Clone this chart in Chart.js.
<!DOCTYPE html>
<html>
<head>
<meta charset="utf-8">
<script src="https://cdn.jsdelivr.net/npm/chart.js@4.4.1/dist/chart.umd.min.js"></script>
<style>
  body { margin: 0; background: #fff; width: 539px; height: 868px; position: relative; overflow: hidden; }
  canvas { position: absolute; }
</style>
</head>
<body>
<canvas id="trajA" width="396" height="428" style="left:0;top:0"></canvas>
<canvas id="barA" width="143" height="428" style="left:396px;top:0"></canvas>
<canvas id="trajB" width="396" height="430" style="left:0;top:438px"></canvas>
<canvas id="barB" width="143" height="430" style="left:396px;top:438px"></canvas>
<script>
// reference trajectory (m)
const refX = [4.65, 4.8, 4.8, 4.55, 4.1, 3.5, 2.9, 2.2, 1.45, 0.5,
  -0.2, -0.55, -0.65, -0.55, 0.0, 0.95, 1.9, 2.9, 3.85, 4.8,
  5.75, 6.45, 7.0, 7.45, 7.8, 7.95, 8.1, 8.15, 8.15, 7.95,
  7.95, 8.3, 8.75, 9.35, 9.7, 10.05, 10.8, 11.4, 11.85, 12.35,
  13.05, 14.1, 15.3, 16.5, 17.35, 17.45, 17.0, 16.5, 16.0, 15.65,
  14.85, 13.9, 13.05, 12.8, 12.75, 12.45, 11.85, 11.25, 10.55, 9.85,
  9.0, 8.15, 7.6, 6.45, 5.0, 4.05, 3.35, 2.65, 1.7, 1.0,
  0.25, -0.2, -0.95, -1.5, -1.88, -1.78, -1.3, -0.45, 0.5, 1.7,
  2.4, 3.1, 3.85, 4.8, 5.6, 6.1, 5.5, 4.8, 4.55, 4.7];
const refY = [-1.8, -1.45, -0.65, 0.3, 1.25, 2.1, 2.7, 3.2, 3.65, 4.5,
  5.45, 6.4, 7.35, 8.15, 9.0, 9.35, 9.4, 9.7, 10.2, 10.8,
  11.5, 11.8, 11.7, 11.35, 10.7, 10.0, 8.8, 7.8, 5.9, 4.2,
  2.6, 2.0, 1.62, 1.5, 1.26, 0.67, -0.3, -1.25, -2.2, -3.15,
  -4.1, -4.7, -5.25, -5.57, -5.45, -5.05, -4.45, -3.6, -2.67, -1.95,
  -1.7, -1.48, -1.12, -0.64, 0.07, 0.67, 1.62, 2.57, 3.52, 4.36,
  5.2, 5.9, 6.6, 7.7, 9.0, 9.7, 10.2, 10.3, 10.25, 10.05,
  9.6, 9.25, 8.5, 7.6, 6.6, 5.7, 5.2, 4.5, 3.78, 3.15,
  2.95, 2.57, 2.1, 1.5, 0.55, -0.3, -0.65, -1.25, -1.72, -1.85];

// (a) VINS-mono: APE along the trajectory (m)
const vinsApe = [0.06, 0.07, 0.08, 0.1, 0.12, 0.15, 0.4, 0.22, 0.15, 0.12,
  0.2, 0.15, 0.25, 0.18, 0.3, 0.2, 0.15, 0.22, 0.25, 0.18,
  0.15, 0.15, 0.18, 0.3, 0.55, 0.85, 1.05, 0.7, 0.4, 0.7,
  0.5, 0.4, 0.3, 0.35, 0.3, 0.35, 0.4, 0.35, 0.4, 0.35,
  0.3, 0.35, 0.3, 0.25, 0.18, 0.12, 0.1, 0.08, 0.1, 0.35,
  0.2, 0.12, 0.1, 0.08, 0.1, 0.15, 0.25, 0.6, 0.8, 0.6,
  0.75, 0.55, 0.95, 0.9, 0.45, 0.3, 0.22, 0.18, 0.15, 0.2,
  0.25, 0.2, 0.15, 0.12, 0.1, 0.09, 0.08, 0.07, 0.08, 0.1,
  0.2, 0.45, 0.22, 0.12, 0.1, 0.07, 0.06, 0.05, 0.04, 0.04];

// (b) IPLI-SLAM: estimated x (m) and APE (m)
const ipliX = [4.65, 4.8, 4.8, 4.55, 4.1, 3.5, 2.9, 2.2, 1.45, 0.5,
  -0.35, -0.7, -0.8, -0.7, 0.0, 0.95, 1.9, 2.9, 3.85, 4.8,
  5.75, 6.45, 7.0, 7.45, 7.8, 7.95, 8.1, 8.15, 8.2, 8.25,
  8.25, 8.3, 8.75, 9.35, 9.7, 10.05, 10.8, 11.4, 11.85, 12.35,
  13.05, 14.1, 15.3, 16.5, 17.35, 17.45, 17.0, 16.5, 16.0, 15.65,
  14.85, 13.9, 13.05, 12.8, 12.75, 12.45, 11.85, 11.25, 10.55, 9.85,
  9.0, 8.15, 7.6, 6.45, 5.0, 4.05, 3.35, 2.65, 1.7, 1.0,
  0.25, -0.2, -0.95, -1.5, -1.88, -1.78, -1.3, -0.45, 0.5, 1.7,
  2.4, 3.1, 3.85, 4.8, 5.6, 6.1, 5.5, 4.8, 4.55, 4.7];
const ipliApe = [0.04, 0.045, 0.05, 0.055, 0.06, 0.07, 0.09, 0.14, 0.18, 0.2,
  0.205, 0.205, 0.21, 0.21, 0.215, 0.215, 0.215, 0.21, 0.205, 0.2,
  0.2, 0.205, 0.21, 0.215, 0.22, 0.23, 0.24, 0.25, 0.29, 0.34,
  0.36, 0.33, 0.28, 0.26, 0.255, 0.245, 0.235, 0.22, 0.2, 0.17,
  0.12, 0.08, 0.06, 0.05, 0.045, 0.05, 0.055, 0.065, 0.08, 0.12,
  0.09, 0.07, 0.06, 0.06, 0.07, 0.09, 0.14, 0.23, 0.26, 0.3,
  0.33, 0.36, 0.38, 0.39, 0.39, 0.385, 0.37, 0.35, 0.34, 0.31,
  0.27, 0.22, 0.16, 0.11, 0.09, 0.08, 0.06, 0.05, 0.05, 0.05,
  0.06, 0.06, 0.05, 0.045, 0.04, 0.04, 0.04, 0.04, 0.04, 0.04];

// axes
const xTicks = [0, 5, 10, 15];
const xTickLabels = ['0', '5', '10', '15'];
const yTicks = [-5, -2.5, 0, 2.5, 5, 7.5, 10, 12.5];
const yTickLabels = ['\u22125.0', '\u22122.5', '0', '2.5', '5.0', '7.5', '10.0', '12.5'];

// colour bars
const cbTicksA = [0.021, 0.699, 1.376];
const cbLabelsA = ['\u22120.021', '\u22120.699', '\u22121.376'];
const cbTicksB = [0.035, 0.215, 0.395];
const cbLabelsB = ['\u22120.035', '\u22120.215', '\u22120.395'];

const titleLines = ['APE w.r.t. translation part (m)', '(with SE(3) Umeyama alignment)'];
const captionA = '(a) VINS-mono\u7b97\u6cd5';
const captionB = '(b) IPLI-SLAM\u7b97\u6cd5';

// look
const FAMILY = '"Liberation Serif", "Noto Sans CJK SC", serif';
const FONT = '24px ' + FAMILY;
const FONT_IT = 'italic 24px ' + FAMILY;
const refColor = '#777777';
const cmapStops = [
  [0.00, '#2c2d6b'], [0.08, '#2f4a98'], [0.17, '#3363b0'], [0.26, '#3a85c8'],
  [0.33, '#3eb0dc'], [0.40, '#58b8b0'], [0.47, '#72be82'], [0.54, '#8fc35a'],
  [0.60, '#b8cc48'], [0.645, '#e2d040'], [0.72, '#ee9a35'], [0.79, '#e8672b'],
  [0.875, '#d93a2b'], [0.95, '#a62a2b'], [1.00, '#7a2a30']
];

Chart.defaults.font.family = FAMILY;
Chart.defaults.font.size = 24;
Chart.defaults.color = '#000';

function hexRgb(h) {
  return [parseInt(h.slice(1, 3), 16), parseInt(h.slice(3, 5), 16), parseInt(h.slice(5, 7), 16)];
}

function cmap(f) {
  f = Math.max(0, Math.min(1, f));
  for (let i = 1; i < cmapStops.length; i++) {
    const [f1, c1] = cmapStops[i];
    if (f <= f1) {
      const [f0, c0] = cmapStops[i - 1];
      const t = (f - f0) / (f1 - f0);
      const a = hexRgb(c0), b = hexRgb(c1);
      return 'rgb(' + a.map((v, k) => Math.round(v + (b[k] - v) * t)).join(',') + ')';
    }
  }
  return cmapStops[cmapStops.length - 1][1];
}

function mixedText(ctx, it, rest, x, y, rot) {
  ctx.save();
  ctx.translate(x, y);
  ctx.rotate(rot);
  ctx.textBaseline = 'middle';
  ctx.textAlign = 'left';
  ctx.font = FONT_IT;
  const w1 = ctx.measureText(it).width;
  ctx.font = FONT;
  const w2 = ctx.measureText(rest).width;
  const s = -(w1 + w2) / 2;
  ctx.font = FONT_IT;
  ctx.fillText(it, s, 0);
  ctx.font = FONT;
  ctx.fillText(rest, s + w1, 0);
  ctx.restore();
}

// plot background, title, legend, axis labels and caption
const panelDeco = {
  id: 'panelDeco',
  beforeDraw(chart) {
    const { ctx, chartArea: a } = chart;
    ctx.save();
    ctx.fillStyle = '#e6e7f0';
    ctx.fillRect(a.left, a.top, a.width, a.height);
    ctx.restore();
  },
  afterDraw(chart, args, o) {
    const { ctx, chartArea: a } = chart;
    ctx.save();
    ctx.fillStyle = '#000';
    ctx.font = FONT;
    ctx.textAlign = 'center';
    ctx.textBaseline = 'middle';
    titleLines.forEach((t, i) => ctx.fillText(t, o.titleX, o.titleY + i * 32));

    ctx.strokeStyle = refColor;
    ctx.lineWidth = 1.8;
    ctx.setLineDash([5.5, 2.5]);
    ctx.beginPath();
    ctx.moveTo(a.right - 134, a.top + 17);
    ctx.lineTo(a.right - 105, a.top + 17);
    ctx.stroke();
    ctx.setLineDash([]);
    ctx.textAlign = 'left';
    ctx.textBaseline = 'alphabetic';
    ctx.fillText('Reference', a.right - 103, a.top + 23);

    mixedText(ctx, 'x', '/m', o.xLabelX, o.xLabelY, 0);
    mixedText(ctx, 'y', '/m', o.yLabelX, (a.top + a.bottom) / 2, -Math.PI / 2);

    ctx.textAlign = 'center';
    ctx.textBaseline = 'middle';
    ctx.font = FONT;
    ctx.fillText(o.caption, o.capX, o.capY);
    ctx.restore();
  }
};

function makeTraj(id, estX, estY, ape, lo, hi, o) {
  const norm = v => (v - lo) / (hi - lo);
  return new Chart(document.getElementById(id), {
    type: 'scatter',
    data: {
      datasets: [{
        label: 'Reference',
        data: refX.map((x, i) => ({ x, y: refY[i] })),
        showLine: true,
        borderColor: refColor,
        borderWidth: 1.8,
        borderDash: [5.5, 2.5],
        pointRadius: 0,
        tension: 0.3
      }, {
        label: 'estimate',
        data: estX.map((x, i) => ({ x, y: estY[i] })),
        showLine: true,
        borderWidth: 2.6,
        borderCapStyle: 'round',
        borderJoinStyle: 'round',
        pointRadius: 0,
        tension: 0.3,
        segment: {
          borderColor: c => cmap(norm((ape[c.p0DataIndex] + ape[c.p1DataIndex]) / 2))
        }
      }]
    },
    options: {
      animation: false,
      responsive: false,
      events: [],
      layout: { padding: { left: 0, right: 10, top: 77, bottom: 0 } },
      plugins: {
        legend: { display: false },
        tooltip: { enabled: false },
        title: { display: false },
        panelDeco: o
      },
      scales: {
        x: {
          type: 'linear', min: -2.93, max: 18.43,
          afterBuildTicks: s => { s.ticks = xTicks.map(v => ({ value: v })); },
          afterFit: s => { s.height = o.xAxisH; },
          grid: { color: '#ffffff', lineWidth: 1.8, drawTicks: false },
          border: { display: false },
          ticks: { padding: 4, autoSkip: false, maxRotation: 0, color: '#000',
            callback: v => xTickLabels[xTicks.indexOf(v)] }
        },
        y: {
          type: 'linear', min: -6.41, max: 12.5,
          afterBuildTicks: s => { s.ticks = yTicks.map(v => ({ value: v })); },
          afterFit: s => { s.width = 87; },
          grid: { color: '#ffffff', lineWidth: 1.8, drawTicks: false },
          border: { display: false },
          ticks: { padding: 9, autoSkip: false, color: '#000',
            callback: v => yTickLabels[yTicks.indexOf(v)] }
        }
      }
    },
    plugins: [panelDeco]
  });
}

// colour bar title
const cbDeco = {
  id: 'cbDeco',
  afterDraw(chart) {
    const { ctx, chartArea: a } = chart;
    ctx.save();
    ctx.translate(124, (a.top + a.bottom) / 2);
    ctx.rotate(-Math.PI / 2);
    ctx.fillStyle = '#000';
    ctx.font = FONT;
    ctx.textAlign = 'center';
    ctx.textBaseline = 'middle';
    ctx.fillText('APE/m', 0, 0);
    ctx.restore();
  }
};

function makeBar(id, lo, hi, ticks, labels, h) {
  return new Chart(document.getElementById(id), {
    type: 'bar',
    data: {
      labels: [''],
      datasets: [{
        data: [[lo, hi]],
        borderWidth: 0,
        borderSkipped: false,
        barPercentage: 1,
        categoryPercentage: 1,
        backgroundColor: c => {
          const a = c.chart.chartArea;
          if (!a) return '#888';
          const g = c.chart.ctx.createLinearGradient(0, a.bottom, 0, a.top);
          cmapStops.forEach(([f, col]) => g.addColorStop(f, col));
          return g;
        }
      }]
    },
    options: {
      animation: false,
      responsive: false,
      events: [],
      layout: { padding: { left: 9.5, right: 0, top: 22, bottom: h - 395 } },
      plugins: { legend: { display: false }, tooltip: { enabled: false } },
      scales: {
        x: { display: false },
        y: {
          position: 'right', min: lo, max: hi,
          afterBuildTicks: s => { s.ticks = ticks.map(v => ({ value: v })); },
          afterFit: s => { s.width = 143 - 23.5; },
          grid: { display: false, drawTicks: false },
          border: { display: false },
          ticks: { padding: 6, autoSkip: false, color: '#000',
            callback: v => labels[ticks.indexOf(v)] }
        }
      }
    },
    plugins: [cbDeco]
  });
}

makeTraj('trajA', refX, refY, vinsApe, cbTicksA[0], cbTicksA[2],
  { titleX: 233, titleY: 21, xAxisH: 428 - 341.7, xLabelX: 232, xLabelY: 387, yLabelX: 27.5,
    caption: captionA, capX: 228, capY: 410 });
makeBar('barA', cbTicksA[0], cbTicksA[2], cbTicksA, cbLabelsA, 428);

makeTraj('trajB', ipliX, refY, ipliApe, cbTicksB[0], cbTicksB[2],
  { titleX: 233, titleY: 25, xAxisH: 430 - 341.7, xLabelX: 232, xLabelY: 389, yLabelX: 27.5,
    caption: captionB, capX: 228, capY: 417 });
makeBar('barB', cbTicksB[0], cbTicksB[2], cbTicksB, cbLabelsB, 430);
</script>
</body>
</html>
----
*PROBLEM TO SOLVE*: Everything from the first line of the material through the line containing "2.95, 2.57, 2.1, 1.5, 0.55, -0.3, -0.65, -1.25, -1.72, -1.85];" is to be printed exactly; lines after that are to be left out.

*TASK SOLUTION*:
Clone this chart in Chart.js.
<!DOCTYPE html>
<html>
<head>
<meta charset="utf-8">
<script src="https://cdn.jsdelivr.net/npm/chart.js@4.4.1/dist/chart.umd.min.js"></script>
<style>
  body { margin: 0; background: #fff; width: 539px; height: 868px; position: relative; overflow: hidden; }
  canvas { position: absolute; }
</style>
</head>
<body>
<canvas id="trajA" width="396" height="428" style="left:0;top:0"></canvas>
<canvas id="barA" width="143" height="428" style="left:396px;top:0"></canvas>
<canvas id="trajB" width="396" height="430" style="left:0;top:438px"></canvas>
<canvas id="barB" width="143" height="430" style="left:396px;top:438px"></canvas>
<script>
// reference trajectory (m)
const refX = [4.65, 4.8, 4.8, 4.55, 4.1, 3.5, 2.9, 2.2, 1.45, 0.5,
  -0.2, -0.55, -0.65, -0.55, 0.0, 0.95, 1.9, 2.9, 3.85, 4.8,
  5.75, 6.45, 7.0, 7.45, 7.8, 7.95, 8.1, 8.15, 8.15, 7.95,
  7.95, 8.3, 8.75, 9.35, 9.7, 10.05, 10.8, 11.4, 11.85, 12.35,
  13.05, 14.1, 15.3, 16.5, 17.35, 17.45, 17.0, 16.5, 16.0, 15.65,
  14.85, 13.9, 13.05, 12.8, 12.75, 12.45, 11.85, 11.25, 10.55, 9.85,
  9.0, 8.15, 7.6, 6.45, 5.0, 4.05, 3.35, 2.65, 1.7, 1.0,
  0.25, -0.2, -0.95, -1.5, -1.88, -1.78, -1.3, -0.45, 0.5, 1.7,
  2.4, 3.1, 3.85, 4.8, 5.6, 6.1, 5.5, 4.8, 4.55, 4.7];
const refY = [-1.8, -1.45, -0.65, 0.3, 1.25, 2.1, 2.7, 3.2, 3.65, 4.5,
  5.45, 6.4, 7.35, 8.15, 9.0, 9.35, 9.4, 9.7, 10.2, 10.8,
  11.5, 11.8, 11.7, 11.35, 10.7, 10.0, 8.8, 7.8, 5.9, 4.2,
  2.6, 2.0, 1.62, 1.5, 1.26, 0.67, -0.3, -1.25, -2.2, -3.15,
  -4.1, -4.7, -5.25, -5.57, -5.45, -5.05, -4.45, -3.6, -2.67, -1.95,
  -1.7, -1.48, -1.12, -0.64, 0.07, 0.67, 1.62, 2.57, 3.52, 4.36,
  5.2, 5.9, 6.6, 7.7, 9.0, 9.7, 10.2, 10.3, 10.25, 10.05,
  9.6, 9.25, 8.5, 7.6, 6.6, 5.7, 5.2, 4.5, 3.78, 3.15,
  2.95, 2.57, 2.1, 1.5, 0.55, -0.3, -0.65, -1.25, -1.72, -1.85];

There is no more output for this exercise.